EUR/USD touched highs of 1.0819, the strongest level since December 8 and was last at 1.0806, up 0.36% for the day.
In its latest monetary policy statement, the Fed stuck to its view that the economy is strengthening and policymakers also see economic growth continuing.
But the Fed gave no clear signal on the timing of its next rate hike as officials wait to assess the possible economic impact of the Trump administration’s protectionist policies and recent remarks about currencies.
The euro surged on Tuesday after President Trump’s top trade adviser accused Germany of currency exploitation, saying it is using a “grossly undervalued” euro to exploit the U.S. and its trading partners.

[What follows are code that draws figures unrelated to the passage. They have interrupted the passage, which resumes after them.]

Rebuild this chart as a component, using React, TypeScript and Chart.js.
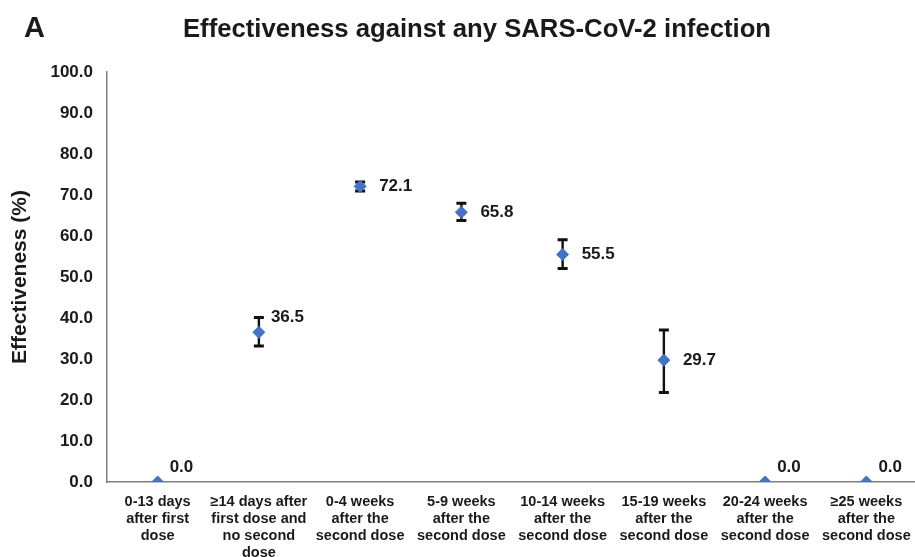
import React, { useEffect, useRef } from "react";
import { Chart, registerables } from "chart.js";

Chart.register(...registerables);

const categories: string[][] = [
  ["0-13 days", "after first", "dose"],
  ["≥14 days after", "first dose and", "no second", "dose"],
  ["0-4 weeks", "after the", "second dose"],
  ["5-9 weeks", "after the", "second dose"],
  ["10-14 weeks", "after the", "second dose"],
  ["15-19 weeks", "after the", "second dose"],
  ["20-24 weeks", "after the", "second dose"],
  ["≥25 weeks", "after the", "second dose"],
];
const effectiveness = [0.0, 36.5, 72.1, 65.8, 55.5, 29.7, 0.0, 0.0];
const ciLower: (number | null)[] = [null, 33.2, 71.0, 63.8, 52.1, 21.8, null, null];
const ciUpper: (number | null)[] = [null, 40.1, 73.2, 68.0, 59.1, 37.1, null, null];
const yMin = 0;
const yMax = 100;
const yStep = 10;
const chartTitle = "Effectiveness against any SARS-CoV-2 infection";
const panelLetter = "A";
const yAxisTitle = "Effectiveness (%)";

// style: where each value label sits relative to its marker
const labelPlacement = ["above", "above", "right", "right", "right", "right", "above", "above"];

const FONT = "'Liberation Sans', Arial, Helvetica, sans-serif";
const BLUE = "#4472C4";
const TEXT = "#1a1a1a";

const overlayPlugin = {
  id: "overlay",
  beforeDatasetsDraw(chart: any) {
    const ctx = chart.ctx;
    const meta = chart.getDatasetMeta(0);
    const y = chart.scales.y;
    ctx.save();
    ctx.strokeStyle = "#111";
    meta.data.forEach((pt: any, i: number) => {
      const lo = ciLower[i];
      const hi = ciUpper[i];
      if (lo == null || hi == null) return;
      const x = pt.x;
      const yl = y.getPixelForValue(lo);
      const yh = y.getPixelForValue(hi);
      ctx.lineWidth = 2.4;
      ctx.beginPath();
      ctx.moveTo(x, yl);
      ctx.lineTo(x, yh);
      ctx.stroke();
      ctx.lineWidth = 3;
      ctx.beginPath();
      ctx.moveTo(x - 5, yl);
      ctx.lineTo(x + 5, yl);
      ctx.moveTo(x - 5, yh);
      ctx.lineTo(x + 5, yh);
      ctx.stroke();
    });
    ctx.restore();
  },
  afterDatasetsDraw(chart: any) {
    const ctx = chart.ctx;
    const meta = chart.getDatasetMeta(0);
    ctx.save();
    ctx.fillStyle = TEXT;
    ctx.font = `bold 17px ${FONT}`;
    ctx.textAlign = "left";
    ctx.textBaseline = "middle";
    meta.data.forEach((pt: any, i: number) => {
      const txt = effectiveness[i].toFixed(1);
      if (labelPlacement[i] === "above") {
        ctx.fillText(txt, pt.x + 12, pt.y - 15);
      } else {
        ctx.fillText(txt, pt.x + 19, pt.y);
      }
    });
    ctx.restore();
  },
  afterDraw(chart: any) {
    const ctx = chart.ctx;
    ctx.save();
    ctx.fillStyle = TEXT;
    ctx.textBaseline = "alphabetic";
    ctx.font = `bold 29px ${FONT}`;
    ctx.textAlign = "left";
    ctx.fillText(panelLetter, 24, 37);
    ctx.font = `bold 25.7px ${FONT}`;
    ctx.textAlign = "center";
    ctx.fillText(chartTitle, 477, 37);

    // category labels
    const xs = chart.scales.x;
    const labels = chart.data.labels as string[][];
    ctx.font = `bold 14.5px ${FONT}`;
    ctx.textAlign = "center";
    ctx.textBaseline = "middle";
    const lineH = 17;
    const firstY = xs.top + 19.7;
    labels.forEach((lines, i) => {
      const x = xs.getPixelForTick(i);
      lines.forEach((ln, k) => {
        ctx.fillText(ln, x, firstY + k * lineH);
      });
    });
    ctx.restore();
  },
};

export default function App() {
  const ref = useRef<HTMLCanvasElement | null>(null);
  useEffect(() => {
    if (!ref.current) return;
    const chart = new Chart(ref.current, {
      type: "line",
      data: {
        labels: categories,
        datasets: [
          {
            data: effectiveness,
            showLine: false,
            pointStyle: "rectRot",
            pointRadius: 6,
            pointBackgroundColor: BLUE,
            pointBorderColor: BLUE,
            pointBorderWidth: 1,
          },
        ],
      },
      options: {
        responsive: false,
        animation: false,
        devicePixelRatio: 1,
        layout: { padding: { top: 72, left: 0, right: 0, bottom: 0 } },
        plugins: {
          legend: { display: false },
          tooltip: { enabled: false },
          title: { display: false },
        },
        scales: {
          x: {
            type: "category",
            offset: true,
            grid: { display: false, drawTicks: false },
            border: { display: true, color: "#7f7f7f", width: 1.5 },
            ticks: { display: false, autoSkip: false, maxRotation: 0 },
            afterFit(scale: any) {
              scale.height = 75;
            },
          },
          y: {
            min: yMin,
            max: yMax,
            grid: { display: false, drawTicks: false },
            border: { display: true, color: "#7f7f7f", width: 1.5 },
            ticks: {
              stepSize: yStep,
              color: TEXT,
              font: { family: FONT, size: 17, weight: "bold" },
              padding: 14,
              callback: (v: any) => Number(v).toFixed(1),
            },
            title: {
              display: true,
              text: yAxisTitle,
              color: TEXT,
              font: { family: FONT, size: 21, weight: "bold", lineHeight: 1.2 },
              padding: { top: 8, bottom: 0 },
            },
            afterFit(scale: any) {
              scale.width = 107;
            },
          },
        },
      },
      plugins: [overlayPlugin],
    } as any);
    return () => chart.destroy();
  }, []);
  return (
    <div style={{ position: "fixed", left: 0, top: 0, width: 915, height: 557, overflow: "hidden", background: "#fff" }}>
      <canvas ref={ref} width={924} height={557} style={{ display: "block" }} />
    </div>
  );
}
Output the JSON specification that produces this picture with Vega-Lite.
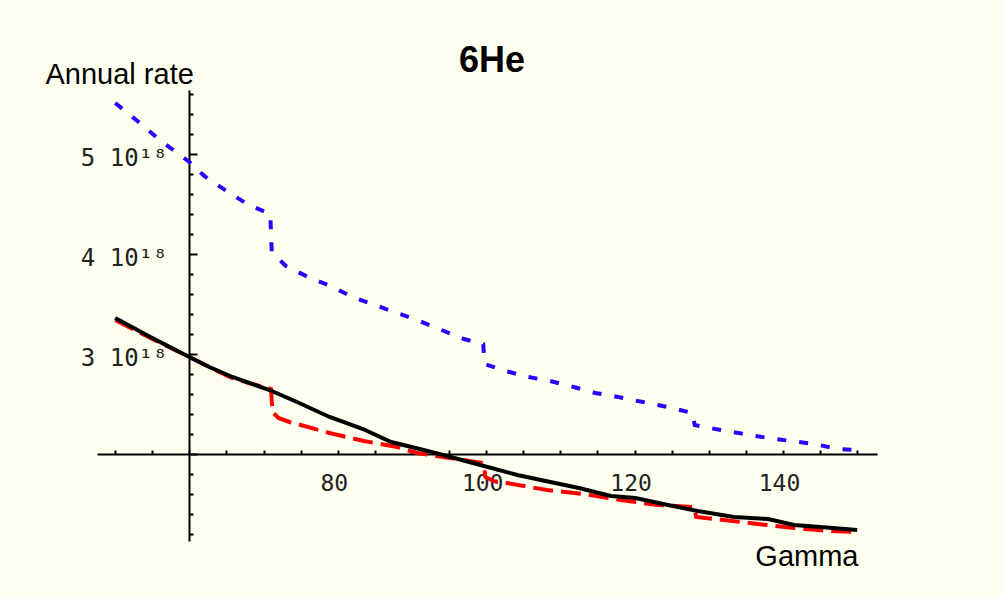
{
  "$schema": "https://vega.github.io/schema/vega-lite/v6.json",
  "width": 780,
  "height": 451,
  "autosize": {"type": "none"},
  "padding": {"left": 97, "top": 90, "right": 127, "bottom": 57},
  "background": "#FFFFF0",
  "config": {"view": {"stroke": null}},
  "title": {"text": "6He", "font": "Liberation Sans", "fontSize": 36, "fontWeight": "bold", "color": "#000000", "anchor": "middle", "frame": "group", "baseline": "alphabetic", "offset": -48, "dx": 5},
  "data": {"values": [
    {"series": "blue", "x": 50, "y": 5.51e18},
    {"series": "blue", "x": 53, "y": 5.33e18},
    {"series": "blue", "x": 56, "y": 5.14e18},
    {"series": "blue", "x": 60, "y": 4.92e18},
    {"series": "blue", "x": 62, "y": 4.78e18},
    {"series": "blue", "x": 65, "y": 4.63e18},
    {"series": "blue", "x": 68, "y": 4.49e18},
    {"series": "blue", "x": 70.9, "y": 4.40e18},
    {"series": "blue", "x": 71.1, "y": 4.02e18},
    {"series": "blue", "x": 73, "y": 3.88e18},
    {"series": "blue", "x": 76, "y": 3.77e18},
    {"series": "blue", "x": 79, "y": 3.68e18},
    {"series": "blue", "x": 82, "y": 3.57e18},
    {"series": "blue", "x": 85, "y": 3.49e18},
    {"series": "blue", "x": 88, "y": 3.41e18},
    {"series": "blue", "x": 91, "y": 3.33e18},
    {"series": "blue", "x": 94, "y": 3.24e18},
    {"series": "blue", "x": 97, "y": 3.15e18},
    {"series": "blue", "x": 99.6, "y": 3.10e18},
    {"series": "blue", "x": 99.8, "y": 2.90e18},
    {"series": "blue", "x": 102.6, "y": 2.83e18},
    {"series": "blue", "x": 105.7, "y": 2.77e18},
    {"series": "blue", "x": 108.6, "y": 2.73e18},
    {"series": "blue", "x": 111.8, "y": 2.67e18},
    {"series": "blue", "x": 114.7, "y": 2.61e18},
    {"series": "blue", "x": 117.8, "y": 2.57e18},
    {"series": "blue", "x": 121.1, "y": 2.52e18},
    {"series": "blue", "x": 124.5, "y": 2.47e18},
    {"series": "blue", "x": 127.8, "y": 2.41e18},
    {"series": "blue", "x": 128.1, "y": 2.29e18},
    {"series": "blue", "x": 131.6, "y": 2.24e18},
    {"series": "blue", "x": 134.7, "y": 2.20e18},
    {"series": "blue", "x": 138, "y": 2.16e18},
    {"series": "blue", "x": 141.1, "y": 2.13e18},
    {"series": "blue", "x": 144.2, "y": 2.10e18},
    {"series": "blue", "x": 147.4, "y": 2.05e18},
    {"series": "blue", "x": 150, "y": 2.04e18},
    {"series": "red", "x": 50, "y": 3.34e18},
    {"series": "red", "x": 55, "y": 3.15e18},
    {"series": "red", "x": 60, "y": 2.97e18},
    {"series": "red", "x": 62.7, "y": 2.87e18},
    {"series": "red", "x": 65.4, "y": 2.77e18},
    {"series": "red", "x": 68, "y": 2.71e18},
    {"series": "red", "x": 71, "y": 2.65e18},
    {"series": "red", "x": 71.2, "y": 2.42e18},
    {"series": "red", "x": 72, "y": 2.36e18},
    {"series": "red", "x": 73.5, "y": 2.32e18},
    {"series": "red", "x": 75, "y": 2.29e18},
    {"series": "red", "x": 78.9, "y": 2.21e18},
    {"series": "red", "x": 83.5, "y": 2.13e18},
    {"series": "red", "x": 88, "y": 2.07e18},
    {"series": "red", "x": 90.7, "y": 2.01e18},
    {"series": "red", "x": 95.1, "y": 1.96e18},
    {"series": "red", "x": 99.6, "y": 1.91e18},
    {"series": "red", "x": 99.9, "y": 1.77e18},
    {"series": "red", "x": 101, "y": 1.73e18},
    {"series": "red", "x": 102.8, "y": 1.71e18},
    {"series": "red", "x": 108.2, "y": 1.64e18},
    {"series": "red", "x": 113.1, "y": 1.60e18},
    {"series": "red", "x": 118.1, "y": 1.54e18},
    {"series": "red", "x": 123.1, "y": 1.49e18},
    {"series": "red", "x": 128, "y": 1.47e18},
    {"series": "red", "x": 128.3, "y": 1.37e18},
    {"series": "red", "x": 132, "y": 1.34e18},
    {"series": "red", "x": 136.6, "y": 1.30e18},
    {"series": "red", "x": 141.5, "y": 1.26e18},
    {"series": "red", "x": 146.1, "y": 1.23e18},
    {"series": "red", "x": 150, "y": 1.22e18},
    {"series": "black", "x": 50, "y": 3.36e18},
    {"series": "black", "x": 55, "y": 3.16e18},
    {"series": "black", "x": 60, "y": 2.97e18},
    {"series": "black", "x": 62.7, "y": 2.87e18},
    {"series": "black", "x": 65.8, "y": 2.77e18},
    {"series": "black", "x": 70.8, "y": 2.64e18},
    {"series": "black", "x": 74.5, "y": 2.52e18},
    {"series": "black", "x": 78.9, "y": 2.37e18},
    {"series": "black", "x": 83.4, "y": 2.25e18},
    {"series": "black", "x": 87.2, "y": 2.12e18},
    {"series": "black", "x": 90.5, "y": 2.06e18},
    {"series": "black", "x": 94.2, "y": 1.99e18},
    {"series": "black", "x": 99.2, "y": 1.89e18},
    {"series": "black", "x": 104.2, "y": 1.79e18},
    {"series": "black", "x": 108, "y": 1.73e18},
    {"series": "black", "x": 112.5, "y": 1.66e18},
    {"series": "black", "x": 116.8, "y": 1.58e18},
    {"series": "black", "x": 120.1, "y": 1.56e18},
    {"series": "black", "x": 124.5, "y": 1.49e18},
    {"series": "black", "x": 128.5, "y": 1.43e18},
    {"series": "black", "x": 133.4, "y": 1.37e18},
    {"series": "black", "x": 138, "y": 1.35e18},
    {"series": "black", "x": 141.5, "y": 1.29e18},
    {"series": "black", "x": 145, "y": 1.27e18},
    {"series": "black", "x": 150, "y": 1.24e18}
  ]},
  "encoding": {
    "x": {
      "field": "x", "type": "quantitative",
      "scale": {"domain": [47.55, 152.67], "nice": false, "zero": false},
      "axis": {
        "title": "Gamma", "titleFont": "Liberation Sans", "titleFontSize": 29, "titleFontWeight": "normal", "titleColor": "#000000",
        "titleAngle": 0, "titleAlign": "right", "titleBaseline": "alphabetic", "titleX": 761, "titleY": 111,
        "offset": -87,
        "values": [50, 55, 60, 65, 70, 75, 80, 85, 90, 95, 100, 105, 110, 115, 120, 125, 130, 135, 140, 145, 150],
        "labelExpr": "(datum.value % 20 == 0 && datum.value != 60) ? datum.value : ''",
        "labelFont": "DejaVu Sans Mono", "labelFontSize": 23, "labelColor": "#222222",
        "labelBaseline": "top", "labelPadding": 22, "labelOffset": -4, "labelFlush": false, "labelOverlap": false,
        "tickSize": -4, "tickWidth": 2, "tickColor": "#000000",
        "domainColor": "#000000", "domainWidth": 2, "grid": false
      }
    },
    "y": {
      "field": "y", "type": "quantitative",
      "scale": {"domain": [1.13e18, 5.64e18], "nice": false, "zero": false},
      "axis": {
        "title": "Annual rate", "titleFont": "Liberation Sans", "titleFontSize": 29, "titleFontWeight": "normal", "titleColor": "#000000",
        "titleAngle": 0, "titleAlign": "left", "titleBaseline": "alphabetic", "titleX": -144, "titleY": -7,
        "offset": -92,
        "values": [1.2e18, 1.4e18, 1.6e18, 1.8e18, 2e18, 2.2e18, 2.4e18, 2.6e18, 2.8e18, 3e18, 3.2e18, 3.4e18, 3.6e18, 3.8e18, 4e18, 4.2e18, 4.4e18, 4.6e18, 4.8e18, 5e18, 5.2e18, 5.4e18, 5.6e18],
        "labelExpr": "(abs(datum.value/1e18 - round(datum.value/1e18)) < 0.01 && round(datum.value/1e18) != 2) ? format(datum.value/1e18, 'd') + ' 10¹⁸' : ''",
        "labelFont": "DejaVu Sans Mono", "labelFontSize": 24, "labelColor": "#222222",
        "labelPadding": 30, "labelOffset": 4, "labelFlush": false, "labelOverlap": false,
        "tickSize": {"condition": {"test": "abs(datum.value/1e18 - round(datum.value/1e18)) < 0.01", "value": -8}, "value": -4},
        "tickWidth": 2, "tickColor": "#000000",
        "domainColor": "#000000", "domainWidth": 2, "grid": false
      }
    }
  },
  "layer": [
    {"transform": [{"filter": "datum.series === 'blue'"}], "mark": {"type": "line", "color": "#2a00ff", "strokeWidth": 4, "strokeDash": [9, 13]}},
    {"transform": [{"filter": "datum.series === 'red'"}], "mark": {"type": "line", "color": "#ff0000", "strokeWidth": 4, "strokeDash": [20, 8]}},
    {"transform": [{"filter": "datum.series === 'black'"}], "mark": {"type": "line", "color": "#000000", "strokeWidth": 4}}
  ]
}
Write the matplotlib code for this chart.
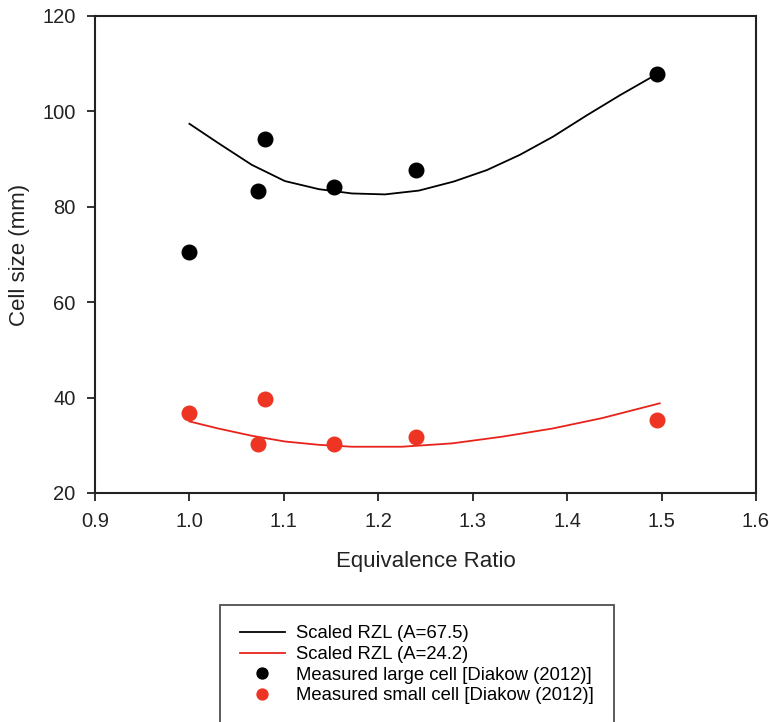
import matplotlib
matplotlib.use('Agg')
import matplotlib.pyplot as plt

plt.rcParams['font.family'] = ['Liberation Sans', 'DejaVu Sans']

# measured cell sizes
phi_meas = [1.0, 1.073, 1.08, 1.153, 1.24, 1.495]
large_cell = [70.5, 83.3, 94.2, 84.1, 87.7, 107.8]
small_cell = [36.8, 30.3, 39.7, 30.3, 31.7, 35.3]

# scaled RZL curves
phi_large = [1.0, 1.031, 1.066, 1.101, 1.137, 1.172, 1.207, 1.243,
             1.280, 1.315, 1.350, 1.385, 1.421, 1.456, 1.494]
rzl_large = [97.4, 93.3, 88.8, 85.4, 83.7, 82.8, 82.6, 83.4,
             85.3, 87.7, 90.9, 94.7, 99.2, 103.4, 107.7]
phi_small = [1.0, 1.031, 1.066, 1.101, 1.137, 1.172, 1.225, 1.278,
             1.331, 1.384, 1.437, 1.498]
rzl_small = [35.0, 33.5, 32.0, 30.8, 30.1, 29.7, 29.7, 30.4,
             31.8, 33.5, 35.7, 38.8]

fig = plt.figure(figsize=(7.69, 7.22), dpi=100)
ax = fig.add_axes([95/769, 229/722, 661/769, 477/722])

ax.plot(phi_large, rzl_large, color='black', lw=1.3, label='Scaled RZL (A=67.5)')
ax.plot(phi_small, rzl_small, color='#e8231b', lw=1.3, label='Scaled RZL (A=24.2)')
ax.plot(phi_meas, large_cell, 'o', color='black', ms=10.5, ls='none',
        label='Measured large cell [Diakow (2012)]')
ax.plot(phi_meas, small_cell, 'o', color='#ee3524', ms=10.5, ls='none',
        label='Measured small cell [Diakow (2012)]')

ax.set_xlim(0.9, 1.6)
ax.set_ylim(20, 120)
ax.set_xticks([0.9, 1.0, 1.1, 1.2, 1.3, 1.4, 1.5, 1.6])
ax.set_xticklabels(['0.9', '1.0', '1.1', '1.2', '1.3', '1.4', '1.5', '1.6'])
ax.set_yticks([20, 40, 60, 80, 100, 120])
ax.tick_params(direction='out', length=6, width=1.3, labelsize=14.5, pad=8, colors='#222222')
for s in ax.spines.values():
    s.set_linewidth(1.5)
    s.set_color('#222222')

ax.set_xlabel('Equivalence Ratio', fontsize=16, labelpad=14, color='#222222')
ax.set_ylabel('Cell size (mm)', fontsize=16, labelpad=9, color='#222222')

leg = fig.legend(loc='upper left', bbox_to_anchor=(220/769, 1 - 605/722),
                 fontsize=13.3, frameon=True, fancybox=False, edgecolor='#222222',
                 borderpad=1.1, labelspacing=0.2, handlelength=2.4,
                 handletextpad=0.6, borderaxespad=0, markerscale=0.75)
leg.get_frame().set_linewidth(1.3)

fig.savefig('out.png', dpi=100)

In separate remarks, Trump criticized Japan and China, saying they devalued their currencies to the disadvantage of the U.S.
The remarks indicated that the dollar exchange rate could have a prominent role to play in Trump's 'America First' agenda.
The dovish Fed statement hit sentiment on the greenback despite a raft of solid U.S. economic data being released on Wednesday.
The Institute for Supply Management reported that its index of manufacturers rose to more than two-year highs in January and the ADP nonfarm payrolls report showed that the private sector boosted hiring last month.
In the euro zone, the European Central Bank said Thursday that it will look through the recent spoke in inflation and keep its stimulus program in place as underlying inflation remains sluggish.
The ECB said in its economic bulletin that very substantial monetary accommodation was needed to bring back inflation to its target of close to but just below 2% and keep it there.
The euro was also higher against the pound, with EUR/GBP up 0.45% to 0.8545 as investors awaited the Bank of England’s quarterly inflation report and interest rate decision later in the day.